Atmospheric dust is an important climatic agent as well as a valuable climatic archive. This study documents systematic variations in a single Upper Pennsylvanian, shallow-water carbonate buildup of the Midland Basin (West Texas) that was isolated from fluvio-deltaic input and consists almost entirely of carbonate bounded by sequence boundaries. Thin (0.02 to 1 m) intervals of dark, pyritic, siliciclastic mudrock with subtle pedogenic features occur commonly at the sequence boundaries, and are interpreted as loessite deposited during lowstands, primarily on the basis of paleogeographic isolation of the buildup.
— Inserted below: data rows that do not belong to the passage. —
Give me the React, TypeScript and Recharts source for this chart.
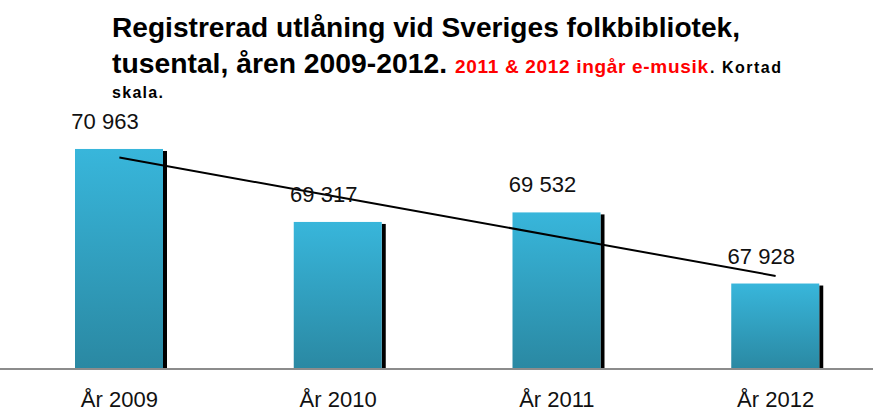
import { ComposedChart, Bar, Line, XAxis, YAxis, LabelList } from "recharts";

// Registrerad utlåning (tusental)
const years = ["År 2009", "År 2010", "År 2011", "År 2012"];
const loans = [70963, 69317, 69532, 67928];
// linear trend line, estimated at each category
const trend = [70770, 69880, 68990, 68100];

const data = years.map((year, i) => ({ year, loans: loans[i], trend: trend[i] }));

const FONT = '"Liberation Sans", Arial, sans-serif';

if (typeof document !== "undefined") document.body.style.margin = "0";

const fmt = (v: number) => String(v).replace(/\B(?=(\d{3})+(?!\d))/g, " ");

const ShadowBar = (props: any) => {
  const { x, y, width, height } = props;
  return (
    <g>
      <rect x={x + width} y={y + 2} width={4} height={height - 2} fill="#000" />
      <rect x={x} y={y} width={width} height={height + 1} fill="url(#barFill)" />
    </g>
  );
};

const ValueLabel = (props: any) => {
  const { x, y, width, value } = props;
  return (
    <text x={x + width / 2 - 14} y={y - 20} textAnchor="middle" fontSize={22} fontFamily={FONT} fill="#111">
      {fmt(value)}
    </text>
  );
};

const YearTick = ({ x, payload }: any) => (
  <text x={x} y={407} textAnchor="middle" fontSize={22} fontFamily={FONT} fill="#111">
    {payload.value}
  </text>
);

export default function App() {
  return (
    <div style={{ position: "relative", width: 873, height: 412, overflow: "hidden", background: "#fff" }}>
      <ComposedChart
        width={885}
        height={412}
        data={data}
        margin={{ top: 103, right: 0, bottom: 0, left: 0 }}
        barSize={88}
      >
        <defs>
          <linearGradient id="barFill" x1="0" y1="0" x2="0" y2="1">
            <stop offset="0%" stopColor="#38b6db" />
            <stop offset="100%" stopColor="#2a88a2" />
          </linearGradient>
        </defs>
        <XAxis
          dataKey="year"
          height={43}
          padding={{ left: 10, right: 0 }}
          tickLine={false}
          axisLine={{ stroke: "#8c8c8c", strokeWidth: 2 }}
          tick={<YearTick />}
        />
        <YAxis hide domain={[66000, 72000]} allowDataOverflow />
        <Bar dataKey="loans" shape={<ShadowBar />} isAnimationActive={false}>
          <LabelList dataKey="loans" content={<ValueLabel />} />
        </Bar>
        <Line
          dataKey="trend"
          stroke="#000"
          strokeWidth={2}
          dot={false}
          activeDot={false}
          isAnimationActive={false}
        />
      </ComposedChart>
      <svg width={873} height={110} style={{ position: "absolute", left: 0, top: 0 }}>
        <g fontFamily={FONT} fontWeight="bold">
          <text x={112} y={37} fontSize={27} fill="#000" textLength={628} lengthAdjust="spacingAndGlyphs">
            Registrerad utlåning vid Sveriges folkbibliotek,
          </text>
          <text x={112} y={73} fontSize={28} fill="#000" textLength={335} lengthAdjust="spacingAndGlyphs">
            tusental, åren 2009-2012.
          </text>
          <text x={455} y={73} fontSize={19} fill="#ff0000" textLength={253} lengthAdjust="spacing">
            2011 &amp; 2012 ingår e-musik
          </text>
          <text x={710} y={73} fontSize={16} fill="#000" textLength={71} lengthAdjust="spacing">
            . Kortad
          </text>
          <text x={112} y={98} fontSize={16} fill="#000" textLength={51} lengthAdjust="spacing">
            skala.
          </text>
        </g>
      </svg>
    </div>
  );
}
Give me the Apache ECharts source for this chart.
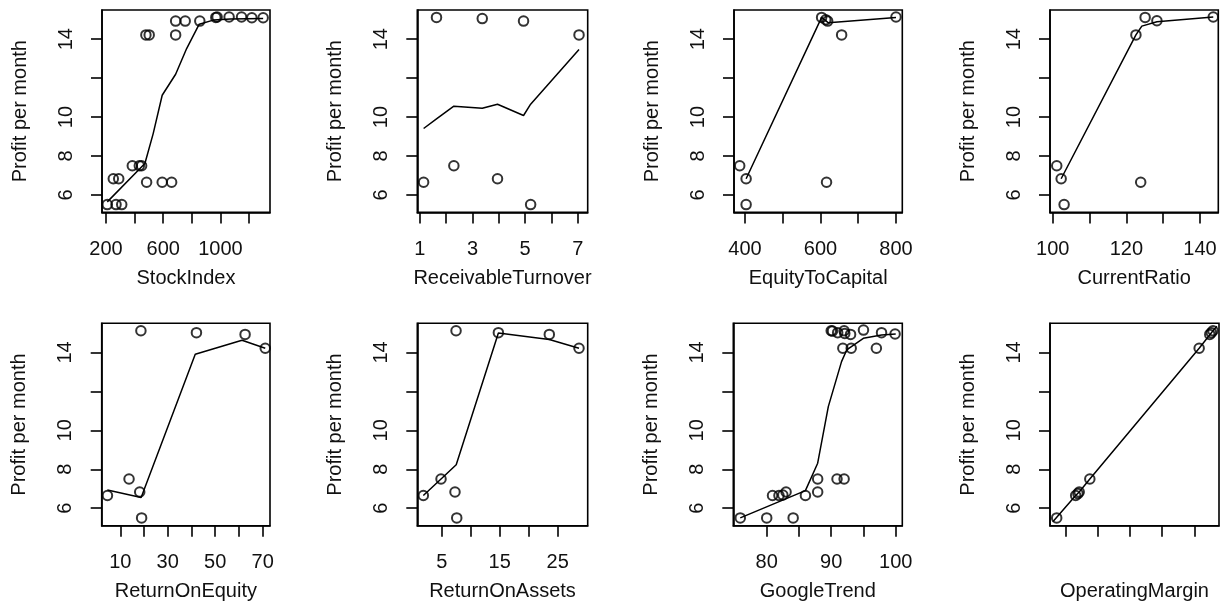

The silicate mineral fraction (SMF) extracted from the underlying carbonate, which includes quartz, clay, and trace feldspars and heavy minerals, varies in concentration (weight %) from 0.015% to 6.69% in the carbonate. This SMF contains both fine-grained detrital and authigenic silica interpreted to be eolian on the basis of geochemical, petrographic, and grain-size characteristics as well as paleogeography; hence, the SMF is considered a proxy for atmospheric dust. Whole-rock geochemistry suggests that the dust was at least partly derived from uplifts of the Ancestral Rocky Mountains with a possible minor contribution from active volcanic centers located to the (present day) south and southwest. The estimated mean accumulation rate (MAR) of dust in highstand carbonate facies (full interglacial) relative to carbonate facies that formed during relative fall in sea level suggest that dust flux increased 4 to 10 times accompanying the transition to glacial conditions. MARs in the siliciclastic mudrock, which accumulated at lowstand (full glacial) to incipient transgression, suggest glacial-phase increases in dust flux of nearly 400 to 4000 times relative to full interglacial conditions. Spectral analyses of dust abundance through the study section show variations consistent with Milankovitch forcing.